Life Away From The Court

Away from the court, Jelena enjoys spending time with family and dog, listening to music and going out with friends.

Her father sadly passed away in 2020, and Jelena shared a tribute to her dad on social media at the time. Posting on Instagram on 12 January 2020, Ostapenko wrote a message to her late father: “I know that you were there since day one.

“Unfortunately, life can take away your loved ones… You realise what you miss the most when it’s not there anymore. So don’t hesitate on saying good words and spending time together while you can because nothing can be taken for granted. You will always be in my heart, dear dad. Love you forever!”

Reflecting on her mindset on the court in an interview in 2019, Ostapenko said she was working on keeping her emotions in check while things don’t go her way.

Jelena Ostapenko

Jelena Ostapenko (Photo: YouTube / Screengrab / Wimbledon)

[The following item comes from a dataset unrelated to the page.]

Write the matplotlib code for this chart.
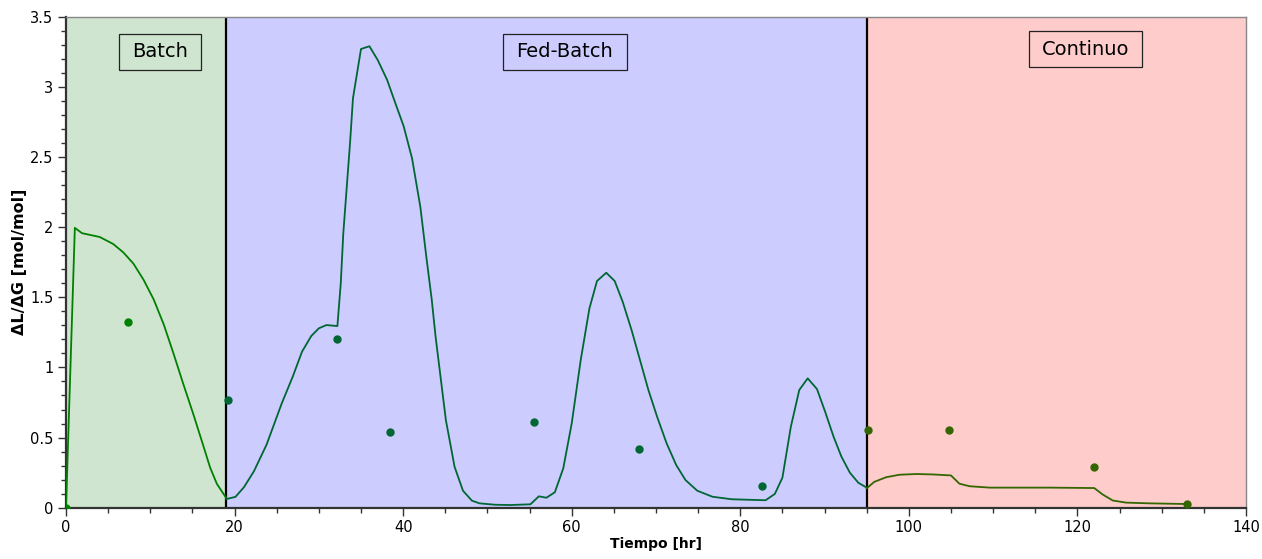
import matplotlib
matplotlib.use("Agg")
import matplotlib.pyplot as plt
from matplotlib.patches import Rectangle
from matplotlib.ticker import MultipleLocator

# Simulated ratio, batch phase
t_batch = [0.0, 1.05, 1.9, 4.0, 5.6, 6.8, 8.0, 9.2, 10.4, 11.6, 12.75, 13.9, 15.1, 16.3, 17.1, 17.9, 19.0]
r_batch = [0.0, 1.995, 1.957, 1.93, 1.88, 1.82, 1.74, 1.625, 1.485, 1.306, 1.10, 0.885, 0.668, 0.44, 0.286, 0.17, 0.07]

# Simulated ratio, fed-batch phase
t_fed = [19.0, 20.1, 21.1, 22.3, 23.8, 25.6, 26.9, 28.0, 29.1, 30.0, 30.9, 32.2, 32.6, 32.9, 33.7, 34.05,
         35.0, 36.0, 37.0, 38.1, 39.1, 40.06, 41.06, 42.04, 42.8, 43.4, 43.85, 45.07, 46.1, 47.1, 48.16,
         49.06, 50.9, 52.7, 55.1, 56.1, 57.0, 58.0, 59.0, 60.0, 61.07, 62.1, 63.0, 64.1, 65.1, 66.05, 67.1,
         68.1, 69.1, 70.13, 71.26, 72.4, 73.5, 74.9, 76.7, 79.0, 83.0, 84.1, 85.0, 86.0, 87.0, 88.0, 89.1,
         90.07, 91.07, 92.0, 93.0, 94.0, 95.0]
r_fed = [0.061, 0.077, 0.145, 0.26, 0.45, 0.744, 0.934, 1.112, 1.224, 1.279, 1.302, 1.295, 1.6, 1.956, 2.60, 2.92,
         3.27, 3.29, 3.19, 3.05, 2.88, 2.72, 2.49, 2.145, 1.765, 1.48, 1.219, 0.625, 0.292, 0.121, 0.05,
         0.031, 0.021, 0.019, 0.024, 0.081, 0.071, 0.11, 0.281, 0.60, 1.053, 1.42, 1.616, 1.675, 1.616, 1.468, 1.267,
         1.053, 0.839, 0.649, 0.459, 0.304, 0.197, 0.121, 0.078, 0.06, 0.053, 0.098, 0.214, 0.577, 0.839, 0.922, 0.846,
         0.684, 0.506, 0.364, 0.25, 0.178, 0.143]

# Simulated ratio, continuous phase
t_cont = [95.0, 95.9, 97.3, 98.9, 100.9, 102.85, 105.0, 106.0, 107.2, 109.6, 112.7, 116.7, 122.0, 123.0, 124.2,
          125.8, 128.5, 133.0]
r_cont = [0.138, 0.184, 0.217, 0.235, 0.24, 0.237, 0.23, 0.171, 0.153, 0.143, 0.143, 0.143, 0.14, 0.094, 0.051,
          0.036, 0.031, 0.026]

# Measured values
t_meas_batch = [0.0, 7.4]
r_meas_batch = [0.0, 1.324]
t_meas_fed = [19.25, 32.1, 38.5, 55.5, 68.0, 82.55]
r_meas_fed = [0.77, 1.20, 0.542, 0.609, 0.416, 0.157]
t_meas_cont = [95.2, 104.8, 122.0, 133.0]
r_meas_cont = [0.556, 0.556, 0.29, 0.023]

phase_names = ["Batch", "Fed-Batch", "Continuo"]
phase_bounds = [(0, 19), (19, 95), (95, 140)]
phase_colors = ["#cfe5cf", "#ccccff", "#ffcccc"]
line_colors = ["#008000", "#006633", "#336600"]

# Label boxes for each phase: (x0, x1, y0, y1) in data units
label_boxes = [(6.3, 16.0, 3.12, 3.38), (51.8, 66.6, 3.12, 3.38), (114.3, 127.7, 3.14, 3.40)]

fig = plt.figure(figsize=(12.62, 5.59), dpi=100)
ax = fig.add_axes([0.0523, 0.0918, 0.9350, 0.8782])

for (a, b), c in zip(phase_bounds, phase_colors):
    ax.axvspan(a, b, color=c, zorder=0, lw=0)
for xb in [19, 95]:
    ax.axvline(xb, color="black", lw=1.6, zorder=2)

ax.plot(t_batch, r_batch, color=line_colors[0], lw=1.3, zorder=3)
ax.plot(t_fed, r_fed, color=line_colors[1], lw=1.3, zorder=3)
ax.plot(t_cont, r_cont, color=line_colors[2], lw=1.3, zorder=3)

ax.plot(t_meas_batch, r_meas_batch, "o", color=line_colors[0], ms=5, zorder=4)
ax.plot(t_meas_fed, r_meas_fed, "o", color=line_colors[1], ms=5, zorder=4)
ax.plot(t_meas_cont, r_meas_cont, "o", color=line_colors[2], ms=5, zorder=4)

for name, (x0, x1, y0, y1), c in zip(phase_names, label_boxes, phase_colors):
    ax.add_patch(Rectangle((x0, y0), x1 - x0, y1 - y0, fc=c, ec="#222222", lw=0.9, zorder=5))
    ax.text((x0 + x1) / 2, (y0 + y1) / 2, name, ha="center", va="center",
            fontsize=14, color="black", zorder=6)

ax.set_xlim(0, 140)
ax.set_ylim(0, 3.5)
ax.xaxis.set_major_locator(MultipleLocator(20))
ax.xaxis.set_minor_locator(MultipleLocator(5))
ax.yaxis.set_major_locator(MultipleLocator(0.5))
ax.yaxis.set_minor_locator(MultipleLocator(0.1))
ax.set_yticks([0, 0.5, 1, 1.5, 2, 2.5, 3, 3.5])
ax.set_yticklabels(["0", "0.5", "1", "1.5", "2", "2.5", "3", "3.5"])

ax.tick_params(which="major", direction="out", length=6, width=1.0, color="#333333", labelsize=10.5, pad=3)
ax.tick_params(which="minor", direction="out", length=3.5, width=1.0, color="#333333")

for side in ["left", "bottom"]:
    ax.spines[side].set_color("#333333")
    ax.spines[side].set_linewidth(1.6)
for side in ["top", "right"]:
    ax.spines[side].set_color("#888888")
    ax.spines[side].set_linewidth(1.0)

ax.set_xlabel("Tiempo [hr]", fontsize=10, fontweight="bold", labelpad=1)
ax.set_ylabel("ΔL/ΔG [mol/mol]", fontsize=11.5, fontweight="bold")
ax.yaxis.set_label_coords(-0.033, 0.5)

fig.savefig("out.png", dpi=100)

“I’m a very positive person in life, but on court I can become very negative sometimes because if things don’t go my way I become very angry at myself and start showing some negative emotions which are not good for me,” Jelena explains.

“You sometimes understand that if you keep all of the emotions inside, it’s also not going to work for you because at some point you’re going to just crash. I’m working on myself and just trying to find the ‘neutral’ for me.”

What Have Others Said?

Simona Halep, speaking after her defeat by Ostapenko in the 2017 Roland Garros final: “I’m sad I couldn’t win it, but it was a great experience. Now I want to congratulate Jelena – it’s an amazing thing. Keep it going because you are only a kid.”